When Kawasaki dropped the Ninja H2R in 2015, it didn't just join the horsepower wars, it rewrote the rulebook with 300-plus horsepower. This wasn't a warmed-over superbike or a track-day toy with slicks. It was a full-throttle, supercharged lunatic pushing out 321.5 hp all from a 998cc inline-four that screamed like a jet till its 14,000 rpm redline and hit like a sledgehammer. It wasn't just fast, it was, and still is, wild. Complete with carbon winglets to keep the front end down, aerospace-grade tech developed by Kawasaki Heavy Industries, and more fancy parts and electronics that made one thing clear; it wanted to go places where other motorcycles couldn't follow .
It was never intended to be ridden on public roads, and it makes no apologies about that. In 2016, World Supersport's winningest rider, Kenan Sofuoğlu hit 248.5 mph on a bone-stock H2R across the Osman Gazi Bridge in Turkey. That feat alone locked its place in the speed record books. Top speed, however, isn't the whole story. The H2R is surely fast on a closed course like the Isle of Man TT, but for a motorcycle of its caliber, the 0-60 mph times may not be as quick as you'd imagine it to be.
Here's where the supercharged H2R starts to lose ground to more conventional rivals. While it's the fastest factory-built motorcycle in terms of top speed, it's not the quickest from a standstill. Its 0-60 time hovers around 2.9 seconds. Impressive, but not unbeatable. Several liter bikes like the Ducati Panigale V4 S, the BMW S1000RR, and Yamaha YZF-R1M clock sub-3.0-second times for a 0-60 run, and even electric motorcycles like the Energica Ego+ RS are capable of matching or beating that mark. Heck, even the H2R's tamer sibling, the street-legal Kawasaki Ninja H2, which makes 240 hp, can clock a 0-60 mph run in 2.6 seconds.
The H2R is equipped with Kawasaki's suite of electronic rider aids, including its launch control mode and traction control, to help manage all that power. And they become its Achilles heel, hindering initial progress off the line as they try to put down all that power on a credit-card-sized contact patch of the rear wheel. Getting the most out of it off the line requires ideal conditions and expert throttle hand. Mind you, it's still blisteringly fast at the top end, clocking 0-180 mph in 11.77 seconds and 0-200 mph in 16.83 seconds, but if your benchmark is 0-60 times, the H2R shares company with a handful of other superbikes.
Kawasaki Media
There's a reason you don't see H2Rs lined up at traffic lights. The bike isn't street legal in the U.S. or just about anywhere else.
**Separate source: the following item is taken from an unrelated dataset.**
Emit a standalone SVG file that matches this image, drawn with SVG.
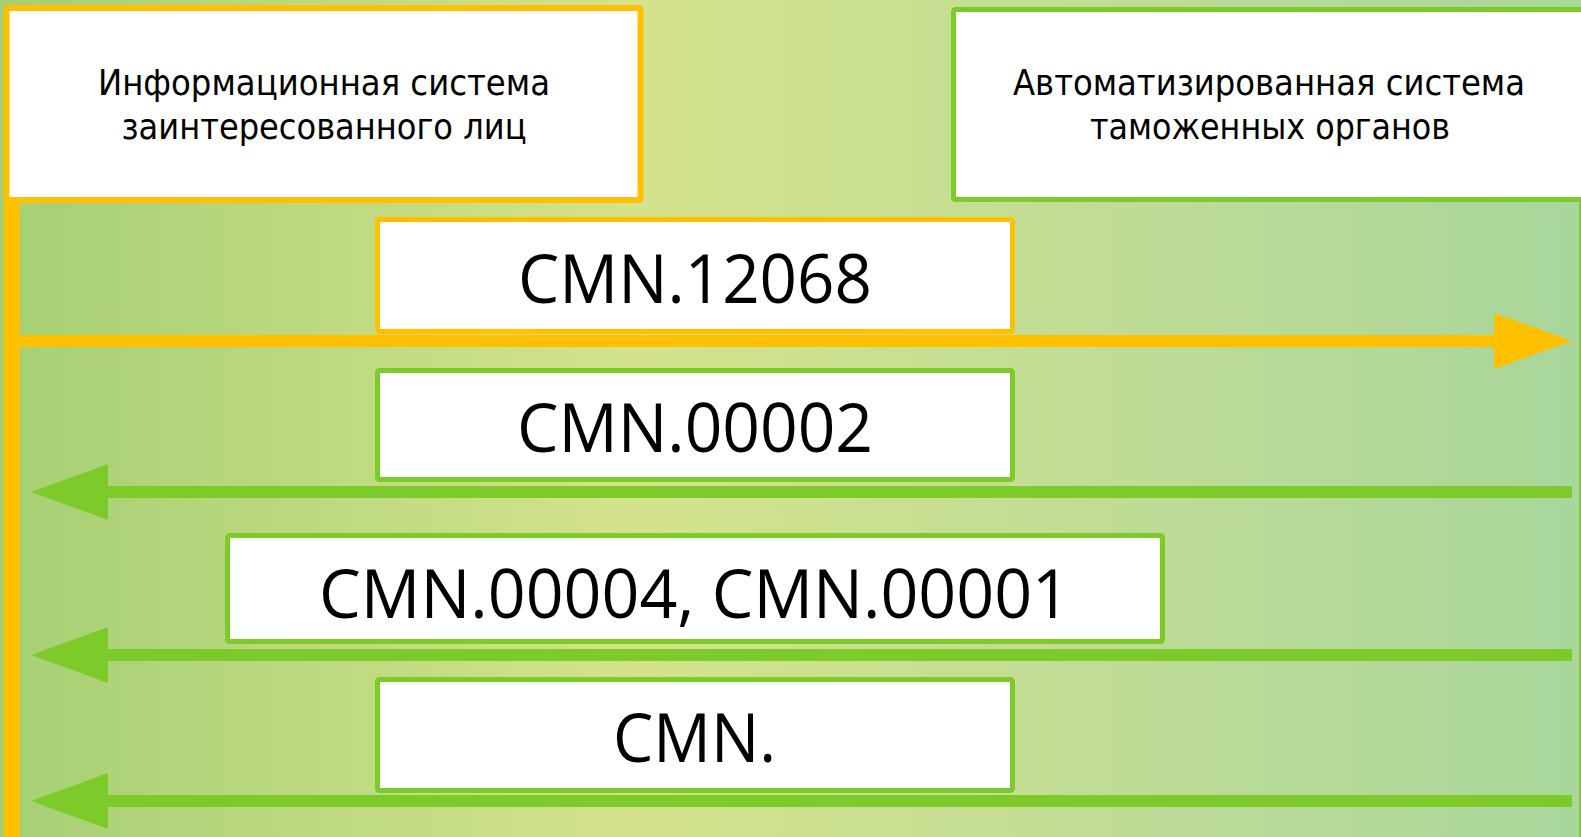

It lacks headlights, mirrors, turn signals, and it doesn't comply with the Environmental Protection Agency's noise or emissions regulations. It wasn't engineered for balance between daily usability and top-end performance. It was designed to break barriers. Most other production bikes tap out at 186 mph due to the infamous gentleman's agreement between manufacturers. The H2R chuckles at that and keeps pulling to its insane factory-spec top speed, just as long as you have access to a race track, a runway, or a long, closed-off suspension bridge.
The H2R is still a performance icon, but the undisputed king of speed? It's arguably the fastest factory-built motorcycle, one that can simply be bought from the showroom, packed with 300-plus horsepower. In fact, it's one of the cheapest ways to go fast. But is the H2R the quickest bike you can buy from a dealership? In terms of raw acceleration, it's part of a crowded pack.
Still, what it loses in launch finesse, it makes up with sheer, terrifying top-end velocity. Oh, and Kawasaki, if you're reading this, will you please let us ride your other supercharged bike?